Produce nothing but an exact copy of the lines from the one containing "Give me the" through the one containing "from matplotlib.ticker import MultipleLocator", and do not carry over pictures.
*** Material provided
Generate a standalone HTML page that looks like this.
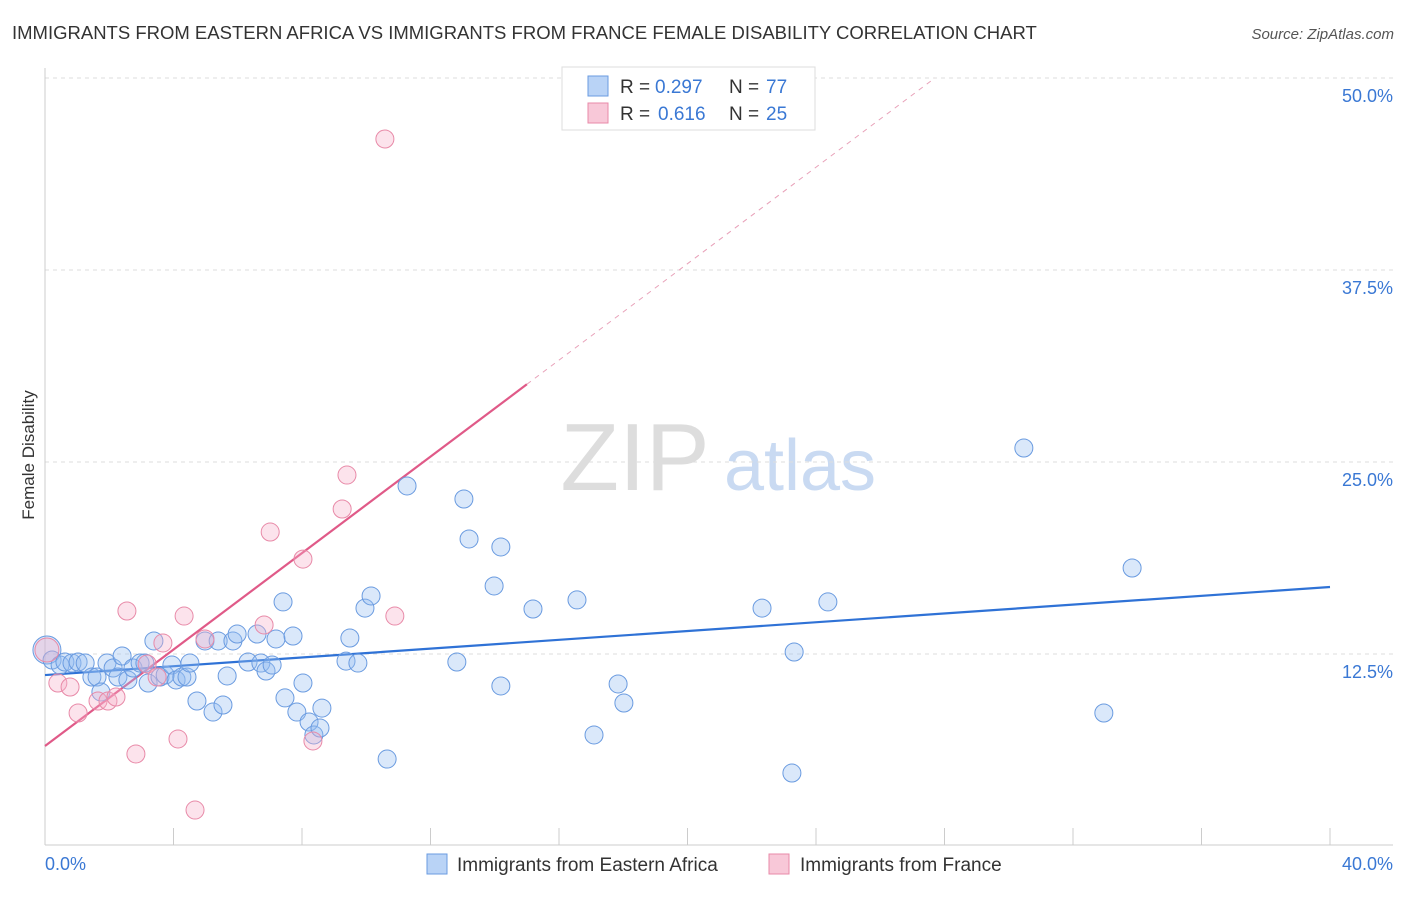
<!DOCTYPE html>
<html><head><meta charset="utf-8"><style>
body{margin:0;background:#fff;font-family:"Liberation Sans",sans-serif;}
svg text{font-family:"Liberation Sans",sans-serif;}
</style></head><body>
<svg id="chart" width="1406" height="892" xmlns="http://www.w3.org/2000/svg">
<text x="12" y="39" font-size="18.5" fill="#333">IMMIGRANTS FROM EASTERN AFRICA VS IMMIGRANTS FROM FRANCE FEMALE DISABILITY CORRELATION CHART</text>
<text x="1394" y="39" font-size="15" fill="#555" text-anchor="end" font-style="italic">Source: ZipAtlas.com</text>
<text transform="translate(34,455) rotate(-90)" font-size="17" fill="#333" text-anchor="middle">Female Disability</text>
<g>
<text x="635" y="490" font-size="96" fill="#ddd" text-anchor="middle" font-family="Liberation Serif,serif">ZIP</text>
<text x="800" y="490" font-size="72" fill="#c9daf2" text-anchor="middle">atlas</text>
</g>
<g id="grid"></g><g id="axes"></g><g id="lines"></g><g id="points"></g>
<g>
<rect x="562" y="67" width="253" height="63" fill="#fff" stroke="#ddd"/>
<rect x="588" y="76" width="20" height="20" fill="#b9d3f6" stroke="#6a9be0"/>
<text y="93" font-size="19" fill="#333"><tspan x="620">R =</tspan><tspan x="655" fill="#3a78d4">0.297</tspan><tspan x="729">N =</tspan><tspan x="766" fill="#3a78d4">77</tspan></text>
<rect x="588" y="103" width="20" height="20" fill="#f8c8d8" stroke="#e88aa8"/>
<text y="120" font-size="19" fill="#333"><tspan x="620">R =</tspan><tspan x="658" fill="#3a78d4">0.616</tspan><tspan x="729">N =</tspan><tspan x="766" fill="#3a78d4">25</tspan></text>
</g>
<g>
<rect x="427" y="854" width="20" height="20" fill="#b9d3f6" stroke="#6a9be0"/>
<text x="457" y="871" font-size="19" fill="#333">Immigrants from Eastern Africa</text>
<rect x="769" y="854" width="20" height="20" fill="#f8c8d8" stroke="#e88aa8"/>
<text x="800" y="871" font-size="19" fill="#333">Immigrants from France</text>
</g>
<text x="45" y="870" font-size="18" fill="#3a78d4">0.0%</text>
<text x="1393" y="870" font-size="18" fill="#3a78d4" text-anchor="end">40.0%</text>
</svg>
<script>
const yTicks=[12.5,25,37.5,50];
const yTickLabels=["12.5%","25.0%","37.5%","50.0%"];
const xTicks=[0,4,8,12,16,20,24,28,32,36,40];
const blueX=[0.06,0.22,0.47,0.62,0.84,1.03,1.25,1.46,1.62,1.74,1.93,2.12,2.27,2.40,2.58,2.74,2.96,3.11,3.21,3.39,3.58,3.74,3.95,4.08,4.26,4.42,4.51,4.73,4.98,5.23,5.39,5.54,5.67,5.85,5.98,6.32,6.60,6.72,6.88,7.07,7.19,7.41,7.47,7.72,7.84,8.03,8.22,8.37,8.56,8.62,9.37,9.49,9.74,9.96,10.15,10.65,11.27,12.82,13.04,13.20,13.98,14.19,14.19,15.19,16.56,17.09,17.84,18.02,22.32,23.25,23.32,24.37,30.47,32.96,33.84];
const blueY=[12.76,12.11,11.78,11.98,11.91,11.98,11.91,11.0,11.0,10.03,11.91,11.59,11.0,12.37,10.81,11.59,11.91,11.91,10.61,13.35,11.0,11.13,11.78,10.81,11.0,11.0,11.91,9.44,13.35,8.72,13.35,9.18,11.07,13.35,13.80,11.98,13.80,11.91,11.39,11.78,13.48,15.89,9.64,13.67,8.72,10.61,8.07,7.23,7.68,8.98,12.04,13.54,11.91,15.49,16.28,5.66,23.44,11.98,22.59,19.99,16.93,19.47,10.42,15.43,16.02,7.23,10.55,9.31,15.49,4.75,12.63,15.89,25.91,8.66,18.10];
const pinkX=[0.06,0.40,0.78,1.03,1.65,1.96,2.21,2.55,2.83,3.18,3.49,3.67,4.14,4.33,4.67,4.98,6.82,7.01,8.03,8.34,9.25,9.40,10.58,10.89];
const pinkY=[12.76,10.61,10.35,8.66,9.44,9.44,9.70,15.30,5.99,11.85,11.0,13.22,6.97,14.97,2.34,13.48,14.39,20.44,18.68,6.84,21.94,24.15,46.03,14.97];
const blueLine=[11.13,16.86]; // y at x=0 and x=40
const pinkLine=[6.51,1.57]; // intercept, slope
const NS="http://www.w3.org/2000/svg";
const xs=v=>45+v*32.125, ys=v=>654-(v-12.5)*15.36;
function mk(tag,attrs,parent){const e=document.createElementNS(NS,tag);for(const k in attrs)e.setAttribute(k,attrs[k]);document.getElementById(parent).appendChild(e);return e;}
yTicks.forEach((t,i)=>{
 const l=mk('line',{x1:45,x2:1393,y1:ys(t),y2:ys(t),stroke:'#ddd','stroke-dasharray':'4,4'},'grid');
 
 
 const tx=mk('text',{x:1393,y:ys(t)+24,'font-size':18,fill:'#3a78d4','text-anchor':'end'},'grid');
 tx.textContent=yTickLabels[i];
 
 
});
const ax=mk('line',{x1:45,x2:1393,y1:845,y2:845,stroke:'#ccc'},'axes');


const ay=mk('line',{x1:45,x2:45,y1:68,y2:845,stroke:'#ccc'},'axes');


xTicks.forEach(t=>{
 const l=mk('line',{x1:xs(t),x2:xs(t),y1:828,y2:845,stroke:'#ccc'},'axes');
 
 
});
const bl=mk('line',{x1:xs(0),y1:ys(blueLine[0]),x2:xs(40),y2:ys(blueLine[1]),stroke:'#2f72d6','stroke-width':2.2},'lines');


const pEnd=15;
const pl=mk('line',{x1:xs(0),y1:ys(pinkLine[0]),x2:xs(pEnd),y2:ys(pinkLine[0]+pinkLine[1]*pEnd),stroke:'#e05a88','stroke-width':2.2},'lines');


const xd=(50-pinkLine[0])/pinkLine[1];
const pd=mk('line',{x1:xs(pEnd),y1:ys(pinkLine[0]+pinkLine[1]*pEnd),x2:xs(xd),y2:ys(50),stroke:'#e8a0b8','stroke-width':1,'stroke-dasharray':'5,5'},'lines');


blueX.forEach((x,i)=>{
 const c=mk('circle',{cx:xs(x),cy:ys(blueY[i]),r:i==0?14:9,fill:'rgba(150,188,242,0.35)',stroke:'#6a9be0','stroke-width':1},'points');
 
 
});
pinkX.forEach((x,i)=>{
 const c=mk('circle',{cx:xs(x),cy:ys(pinkY[i]),r:i==0?12:9,fill:'rgba(245,175,200,0.35)',stroke:'#e88aa8','stroke-width':1},'points');
 
 
});
</script>
</body></html>
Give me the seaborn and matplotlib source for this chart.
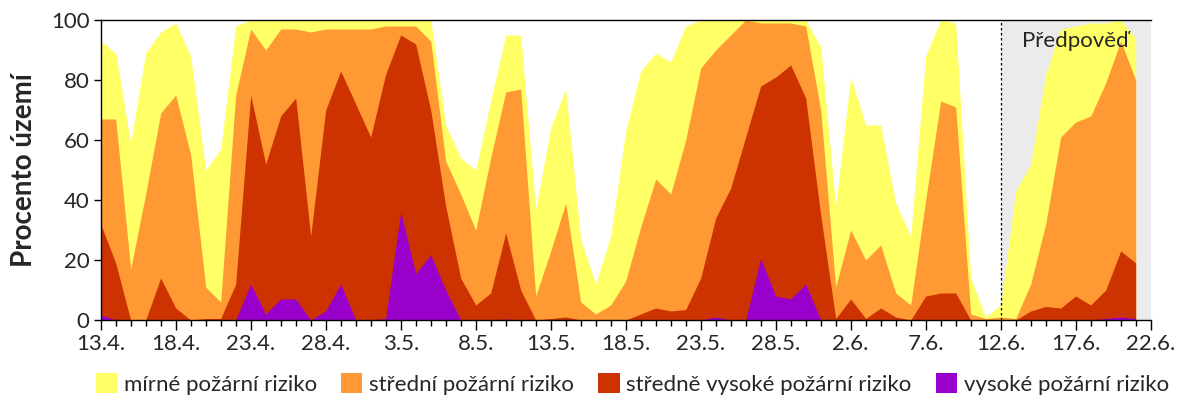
import numpy as np
import matplotlib
matplotlib.use('Agg')
import matplotlib.pyplot as plt
import seaborn as sns
from matplotlib.patches import Patch
from matplotlib.ticker import MultipleLocator

# kumulativní podíl území (%) - den po dni od 13.4. do 21.6.
# alespoň mírné riziko (horní okraj žluté plochy)
mirne = [93, 89, 59, 89, 96, 99, 88, 50, 57, 98, 100, 100,
         100, 100, 100, 100, 100, 100, 100, 100, 100, 100, 100,
         65, 54, 50, 73, 95, 95, 37, 64, 77, 27, 12, 28,
         63, 83, 89, 86, 98, 100, 100, 100, 100, 100, 100,
         100, 100, 91, 38, 81, 65, 65, 39, 28, 88, 100,
         99, 14, 1, 5, 43, 52, 82, 97, 98, 99, 99, 100, 94]
# alespoň střední riziko
stredni = [67, 67, 17, 42, 69, 75, 55, 11, 6, 75, 97, 90,
           97, 97, 96, 97, 97, 97, 97, 98, 98, 98, 93,
           53, 42, 30, 54, 76, 77, 8, 23, 39, 6, 2, 5,
           13, 31, 47, 42, 60, 84, 90, 95, 100, 99, 99,
           99, 98, 70, 11, 30, 20, 25, 9, 5, 40, 73,
           71, 2, 0.5, 1, 0.5, 12, 32, 61, 66, 68, 79, 93, 80]
# alespoň středně vysoké riziko
str_vysoke = [32, 19, 0, 0, 14, 4, 0, 0.5, 0.5, 12, 75, 52,
              68, 74, 28, 70, 83, 72, 61, 82, 95, 92, 70,
              38, 14, 5, 9, 29, 10, 0, 0.5, 1, 0, 0, 0,
              0, 2, 4, 3, 3.5, 14, 34, 44, 61, 78, 81,
              85, 74, 35, 0.5, 7, 0.5, 4, 1, 0, 8, 9,
              9, 0, 0, 0, 0, 3, 4.5, 4, 8, 5, 10, 23, 19]
# vysoké riziko
vysoke = [1.7, 0, 0, 0, 0, 0, 0, 0, 0, 0, 12, 2,
          7, 7, 0, 3, 12, 0, 0, 0.5, 36, 15.5, 21.7,
          10, 0, 0, 0, 0.3, 0, 0, 0, 0, 0, 0, 0,
          0, 0, 0, 0, 0, 0, 1, 0, 0, 20.5, 8,
          7, 12, 0, 0, 0, 0, 0, 0, 0, 0, 0,
          0, 0, 0, 0, 0, 0, 0, 0, 0, 0, 0.5, 1, 0.5]

tick_labels = ['13.4.', '18.4.', '23.4.', '28.4.', '3.5.', '8.5.', '13.5.', '18.5.',
               '23.5.', '28.5.', '2.6.', '7.6.', '12.6.', '17.6.', '22.6.']
zacatek_predpovedi = 60  # 12.6.

labels = ['mírné požární riziko', 'střední požární riziko',
          'středně vysoké požární riziko', 'vysoké požární riziko']
colors = ['#FFFF66', '#FF9933', '#CC3300', '#9900CC']

sns.set_theme(style='ticks')
plt.rcParams['font.family'] = ['Lato', 'DejaVu Sans']

fig = plt.figure(figsize=(12, 4), dpi=100)
ax = fig.add_axes([0.0839, 0.2, 0.875, 0.75])

den = np.arange(len(mirne))
konec = (len(tick_labels) - 1) * 5

# šedé pozadí pro předpověď
ax.axvspan(zacatek_predpovedi, konec, color='#EBEBEB', zorder=0, lw=0)

for vals, c in zip([mirne, stredni, str_vysoke, vysoke], colors):
    ax.fill_between(den, 0, vals, color=c, lw=0, zorder=1)

ax.axvline(zacatek_predpovedi, color='black', ls=(0, (2, 2)), lw=0.9, zorder=2)
ax.text(65, 93, 'Předpověď', ha='center', va='center', fontsize=16, zorder=3)

ax.set_xlim(0, konec)
ax.set_ylim(0, 100)
ax.set_xticks(np.arange(0, konec + 1, 5))
ax.set_xticklabels(tick_labels, fontsize=16)
ax.xaxis.set_minor_locator(MultipleLocator(1))
ax.set_yticks(np.arange(0, 101, 20))
ax.tick_params(axis='y', labelsize=16, length=5, width=1, color='black', pad=3)
ax.tick_params(axis='x', which='major', length=7, width=1, color='black', pad=3)
ax.tick_params(axis='x', which='minor', length=4, width=1, color='black')
ax.set_ylabel('Procento území', fontsize=20, fontweight='bold', labelpad=10)

for s in ['left', 'bottom', 'top']:
    ax.spines[s].set_color('black')
    ax.spines[s].set_linewidth(1)
ax.spines['right'].set_visible(False)
ax.grid(False)

handles = [Patch(facecolor=c, edgecolor='none') for c in colors]
fig.legend(handles, labels, loc='center', bbox_to_anchor=(0.527, 0.04), ncol=4,
           frameon=False, fontsize=16, handlelength=0.95, handleheight=0.95,
           handletextpad=0.3, columnspacing=1.1, borderpad=0.2)

fig.savefig('out.png', dpi=100)
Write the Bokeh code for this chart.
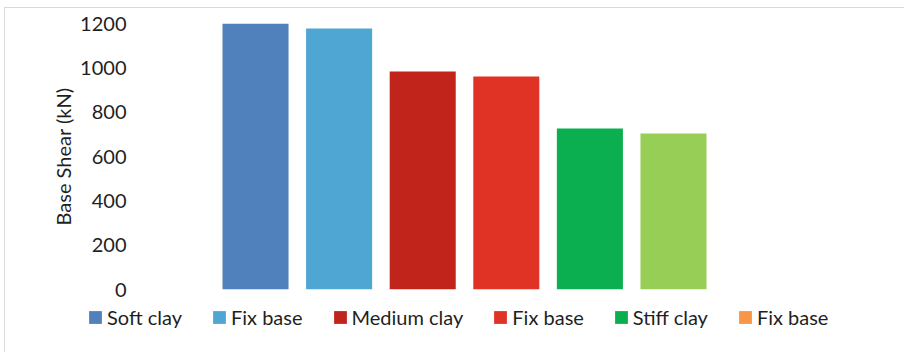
from bokeh.plotting import figure
from bokeh.models import Range1d, FixedTicker, Legend, LegendItem, ColumnDataSource
from bokeh.embed import file_html
from bokeh.resources import INLINE

# Base shear per case (kN)
series_labels = ["Soft clay", "Fix base", "Medium clay", "Fix base", "Stiff clay", "Fix base"]
base_shear = [1200, 1177, 983, 961, 726, 704]
bar_positions = [1, 2, 3, 4, 5, 6]
bar_colors = ["#5181BD", "#4FA6D3", "#C0241A", "#E03326", "#0BAF50", "#97CE55"]
legend_colors = ["#5181BD", "#4FA6D3", "#C0241A", "#E03326", "#0BAF50", "#F79646"]
y_ticks = [0, 200, 400, 600, 800, 1000, 1200]

TEXT = "#1f1f1f"
FONT = "Lato"
BORDER = "1px solid #d9d9d9"

src = ColumnDataSource(dict(x=bar_positions, top=base_shear,
                            color=bar_colors, key_color=legend_colors))

# ---- bar chart -------------------------------------------------------------
p = figure(
    width=900, height=292,
    output_backend="svg", toolbar_location=None,
    x_range=Range1d(-0.376, 8.596), y_range=Range1d(0, 1200),
    x_axis_location=None,
    min_border_left=135, min_border_right=15,
    min_border_top=15, min_border_bottom=11,
)
p.styles = {"margin-left": "4px", "margin-top": "7px",
            "border-top": BORDER, "border-left": BORDER}
p.outline_line_color = None
p.xgrid.visible = False
p.ygrid.visible = False

ax = p.yaxis[0]
ax.ticker = FixedTicker(ticks=y_ticks)
ax.axis_line_color = None
ax.major_tick_line_color = None
ax.minor_tick_line_color = None
ax.major_label_text_font = FONT
ax.major_label_text_font_size = "20px"
ax.major_label_text_color = TEXT
ax.major_label_standoff = 8
ax.axis_label = "Base Shear (kN)"
ax.axis_label_text_font = FONT
ax.axis_label_text_font_size = "20px"
ax.axis_label_text_font_style = "normal"
ax.axis_label_text_color = TEXT
ax.axis_label_standoff = 2

p.vbar(x="x", top="top", bottom=0, width=0.79, fill_color="color",
       line_color=None, source=src)

# ---- legend strip ------------------------------------------------------------
# The key renderer shares the bar data but sits outside this strip's view,
# so only its legend swatches show.
pl = figure(
    width=900, height=53,
    output_backend="svg", toolbar_location=None,
    x_range=Range1d(0, 1), y_range=Range1d(5000, 6000),
    x_axis_location=None, y_axis_location=None,
    min_border_left=0, min_border_right=0, min_border_top=0, min_border_bottom=0,
)
pl.styles = {"margin-left": "4px", "border-left": BORDER}
pl.outline_line_color = None
pl.xgrid.visible = False
pl.ygrid.visible = False

key = pl.vbar(x="x", top="top", bottom=0, width=0.79, fill_color="key_color",
              line_color=None, source=src)
items = [LegendItem(label=lab, renderers=[key], index=i)
         for i, lab in enumerate(series_labels)]
legend = Legend(
    items=items, orientation="horizontal", location=(82, 23),
    border_line_color=None, background_fill_alpha=0,
    label_text_font=FONT, label_text_font_size="20px", label_text_color=TEXT,
    glyph_width=16, glyph_height=16, label_standoff=4, spacing=29,
    padding=0, margin=0,
)
pl.add_layout(legend)

open("out.html", "w").write(file_html([p, pl], INLINE))
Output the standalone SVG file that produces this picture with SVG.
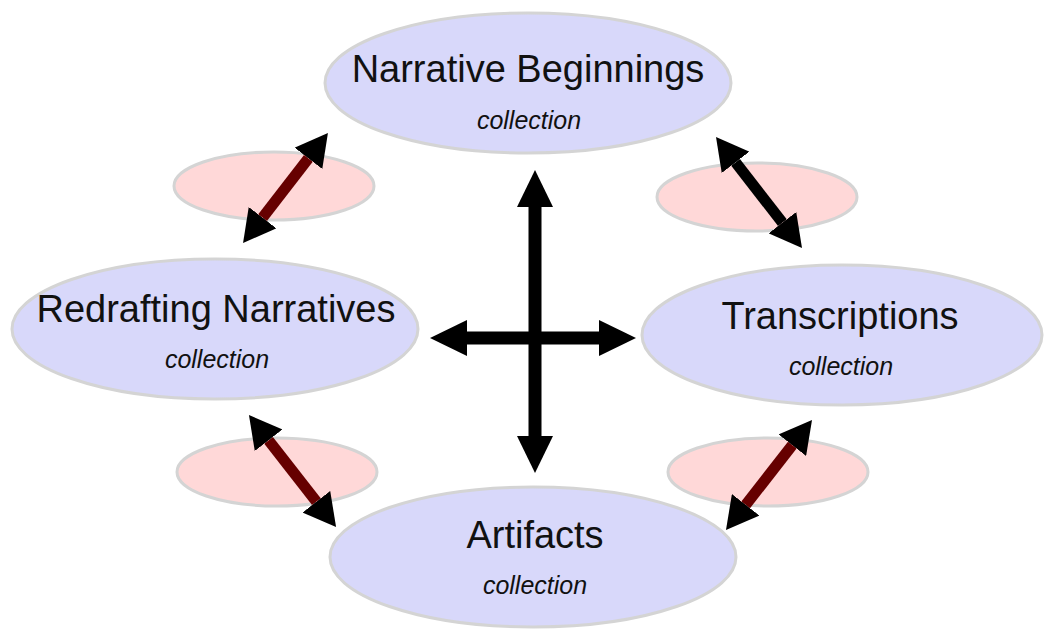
<svg xmlns="http://www.w3.org/2000/svg" width="1045" height="635" viewBox="0 0 1045 635">
<style>
.main{fill:#d8d8fa;stroke:#d4d4d4;stroke-width:3}
.link{fill:#ffd8d8;stroke:#d4d4d4;stroke-width:3}
.t{font-family:"Liberation Sans",Arial,sans-serif;font-size:38px;fill:#111;text-anchor:middle}
.s{font-family:"Liberation Sans",Arial,sans-serif;font-size:25px;font-style:italic;fill:#111;text-anchor:middle}
.red{stroke:#660000;stroke-width:11;fill:none;marker-start:url(#hd);marker-end:url(#hd)}
.blk{stroke:#000;stroke-width:11;fill:none;marker-start:url(#hd);marker-end:url(#hd)}
.cross{stroke:#000;stroke-width:13;fill:none;marker-start:url(#hc);marker-end:url(#hc)}
</style>
<defs>
<marker id="hd" markerUnits="userSpaceOnUse" viewBox="0 0 32 35" refX="0" refY="17.5" markerWidth="32" markerHeight="35" orient="auto-start-reverse"><path d="M0,0 L32,17.5 L0,35 z" fill="#000"/></marker>
<marker id="hc" markerUnits="userSpaceOnUse" viewBox="0 0 37 36" refX="0" refY="18" markerWidth="37" markerHeight="36" orient="auto-start-reverse"><path d="M0,0 L37,18 L0,36 z" fill="#000"/></marker>
</defs>
<g id="link-tl"><ellipse class="link" cx="274" cy="186" rx="100" ry="34"/></g>
<g id="link-tr"><ellipse class="link" cx="757" cy="197" rx="100" ry="34"/></g>
<g id="link-bl"><ellipse class="link" cx="277" cy="472" rx="100" ry="34"/></g>
<g id="link-br"><ellipse class="link" cx="768" cy="472" rx="100" ry="34"/></g>
<g id="narrative-beginnings"><ellipse class="main" cx="528" cy="83" rx="203" ry="70"/><text class="t" x="528" y="82">Narrative Beginnings</text><text class="s" x="529" y="129">collection</text></g>
<g id="redrafting-narratives"><ellipse class="main" cx="215" cy="329" rx="203" ry="70"/><text class="t" x="216" y="322">Redrafting Narratives</text><text class="s" x="217" y="368">collection</text></g>
<g id="transcriptions"><ellipse class="main" cx="842" cy="335" rx="200" ry="70"/><text class="t" x="840" y="329">Transcriptions</text><text class="s" x="841" y="375">collection</text></g>
<g id="artifacts"><ellipse class="main" cx="533" cy="557" rx="203" ry="70"/><text class="t" x="535" y="548">Artifacts</text><text class="s" x="535" y="594">collection</text></g>
<g id="connectors">
<line class="red" x1="308.4" y1="158.3" x2="262.6" y2="217.7"/>
<line class="blk" x1="735.6" y1="162.3" x2="782.4" y2="222.7"/>
<line class="red" x1="268.6" y1="440.3" x2="316.4" y2="501.7"/>
<line class="red" x1="792.3" y1="445.2" x2="745.7" y2="504.8"/>
<line class="cross" x1="535" y1="207" x2="535" y2="436"/>
<line class="cross" x1="467" y1="338" x2="599" y2="338"/>
</g>
</svg>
******
=== Problem solution ===
Give me the seaborn and matplotlib source for this chart.
import numpy as np
import matplotlib
matplotlib.use('Agg')
import matplotlib.pyplot as plt
import seaborn as sns
from matplotlib.patches import Patch
from matplotlib.ticker import MultipleLocator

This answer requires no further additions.